Title: Tabby in the TubTabby-in-the-Tub
Author: Ben M. Baglio
Illustrator: Jenny Gregory
Pages: 139
Reading Level: 9-12
Star Rating: ★★★

Once again, Mandy and James take on the world as they battle for the lives of… cats.

The Story.

Mandy and James are cycling to school when a Persian cat darts out into their path and causes James to wreck as he swerves to avoid hitting it. James is all right, and, thankfully, the cat is, too. A beautiful white Persian, Delilah belongs to the Wards and is getting close to delivering a litter of kittens.

But Delilah isn’t the only cat on the block. Another cat – a stray tabby – has been darting about, looking for food, and skittering off at the slightest noise. It takes up residence in the Wards’ shed, and soon Mandy and James learn that she is pregnant, too.

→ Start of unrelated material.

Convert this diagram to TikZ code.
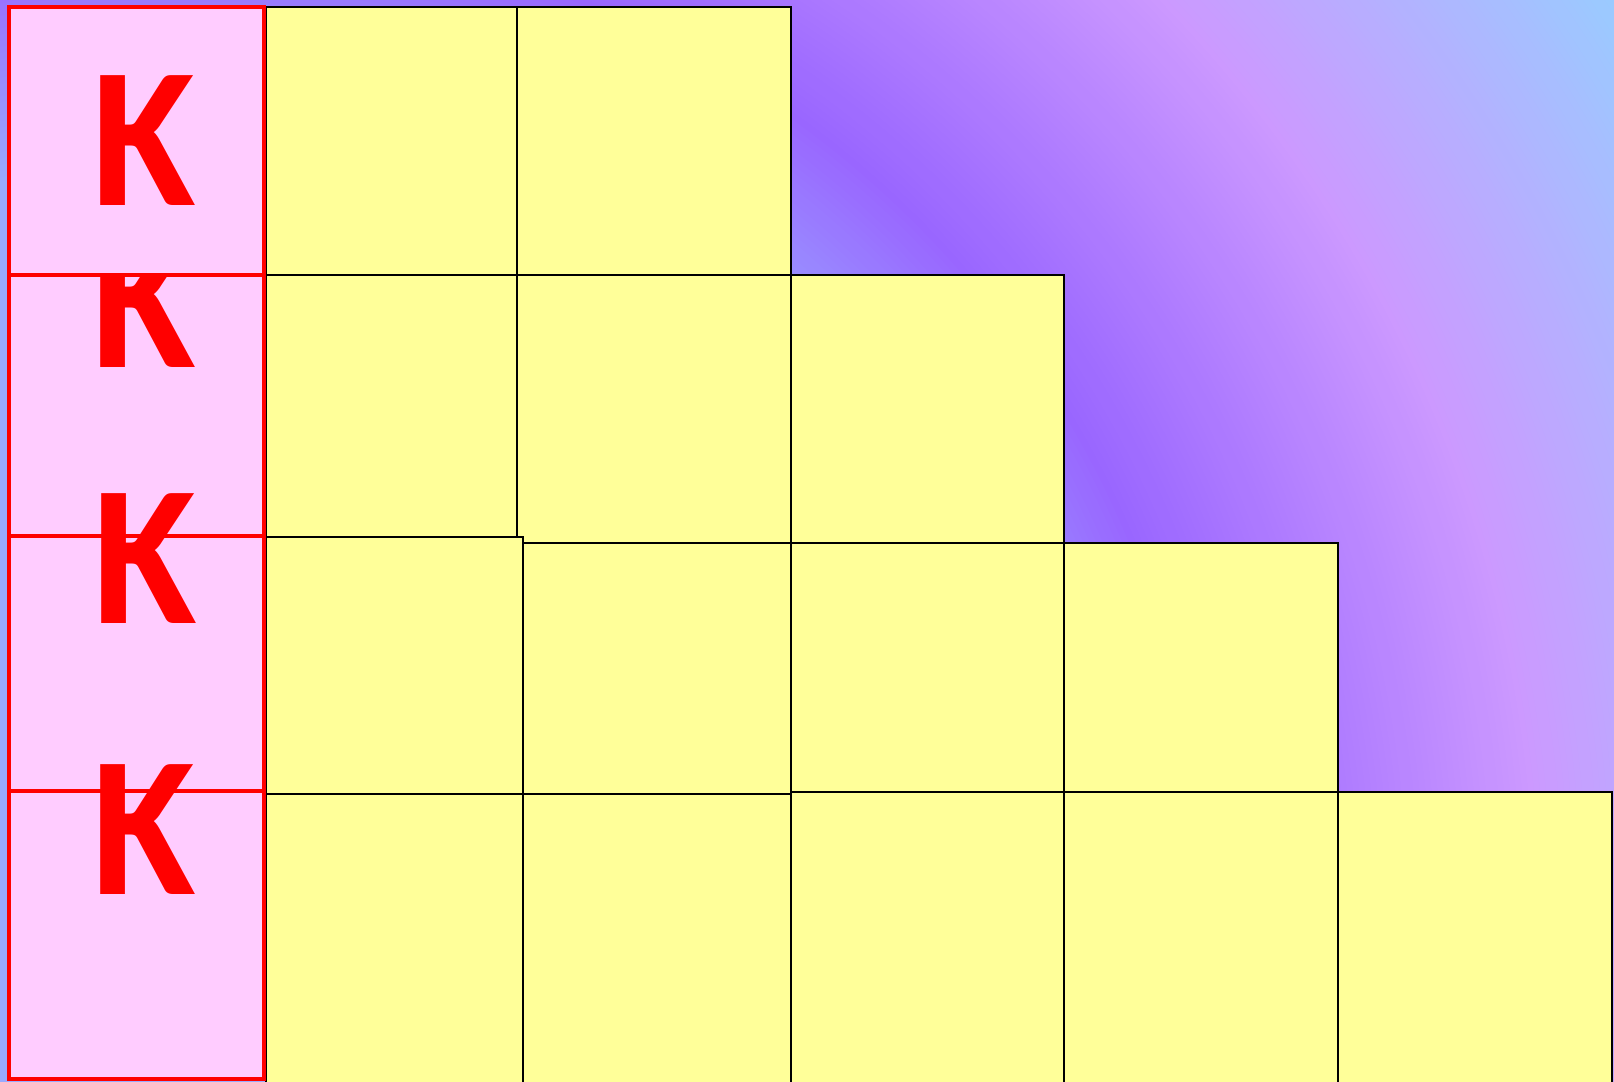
\documentclass[tikz,border=0pt]{standalone}
\usepackage{fontspec}
\usepackage{graphicx}
\newfontfamily\kapfont{Lato}
\definecolor{cellyellow}{HTML}{FFFF99}
\definecolor{boxpink}{HTML}{FFCCFF}
\definecolor{glowblue}{HTML}{99CCFF}
\definecolor{glowpink}{HTML}{CC99FF}
\definecolor{glowviolet}{HTML}{9966FF}
\definecolor{glowsky}{HTML}{99AAFF}
\newcommand{\kap}{\scalebox{.79}[1]{κ}}
\tikzset{
  cell/.style={draw=black, fill=cellyellow, line width=.6pt},
  pinkbox/.style={draw=red, fill=boxpink, line width=1.3pt},
  kaplabel/.style={anchor=base, inner sep=0pt, text=red, font=\kapfont\bfseries\fontsize{72}{72}\selectfont}
}
\begin{document}
\begin{tikzpicture}[x=0.01cm, y=-0.01cm, line join=miter]
	\useasboundingbox (0,0) rectangle (1614,1081);
	% background glow, rings round (220,920)
	\begin{scope}
	\clip (0,0) rectangle (1614,1081);
	\fill[glowblue] (220,920) circle (1800);
	\foreach \r in {1680,1674,...,1320} {
		\pgfmathsetmacro\p{(\r-1320)/3.6}
		\fill[glowblue!\p!glowpink] (220,920) circle (\r);
	}
	\foreach \r in {1320,1314,...,990} {
		\pgfmathsetmacro\p{(\r-990)/3.3}
		\fill[glowpink!\p!glowviolet] (220,920) circle (\r);
	}
	\foreach \r in {990,984,...,770} {
		\pgfmathsetmacro\p{(990-\r)/2.2}
		\fill[glowsky!\p!glowviolet] (220,920) circle (\r);
	}
	\fill[glowsky] (220,920) circle (770);
	\end{scope}
	% staircase of cells, row by row
	\foreach \xa/\ya/\xb/\yb in {266/7/517/275, 517/7/791/275,
		266/275/517/537, 517/275/791/543, 791/275/1064/543,
		266/537/523/794, 523/543/791/794, 791/543/1064/792, 1064/543/1338/792,
		266/794/523/1095, 523/794/791/1095, 791/792/1064/1095, 1064/792/1338/1095, 1338/792/1612/1095}
	\draw[cell] (\xa,\ya) rectangle (\xb,\yb);
	% left column
	\draw[pinkbox] (9,275) rectangle (264,536);
	\node[kaplabel] (k2) at (142,367) {\kap};
	\draw[pinkbox] (9,7) rectangle (264,275);
	\node[kaplabel] (k1) at (142,205) {\kap};
	\draw[pinkbox] (9,536) rectangle (264,791);
	\node[kaplabel] (k3) at (143,623) {\kap};
	\draw[pinkbox] (9,791) rectangle (264,1079);
	\node[kaplabel] (k4) at (142,894) {\kap};
\end{tikzpicture}
\end{document}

As both cats go into labor at the same time, Mandy worries. Will both cats and all their kittens live through this difficult process? And if they do live, can good homes be found for all of them?


Mandy views the animal world as a mission ground. It is her job to discover any symptom of ill health in the animals she encounters, diagnose the case, and bring full treatment to the poor animal. While I appreciate Mandy’s compassionate/merciful attitude towards animals, sometimes she goes a bit overboard. From what I can see, there is no room for self sufficiency in Mandy’s view of animals – every animal exists to be babied, petted, and waited upon.

Which, of course, is better than being abusive towards animals, but I would have been happier had she found a ‘happy medium’.

Mandy acquired her passion for animals from her veterinarian parents. She helps them at their clinic, cleaning the cages and helping with the treatments. They enjoy healthy relationships – they work together, live together, and have fun together.

Mandy and James share a happy, non-abusive relationship. They tease one another occasionally, but never flirt.

Conclusion. Tabby in the Tub, while still sentimental, is not nearly as silly as Cats in the Campground.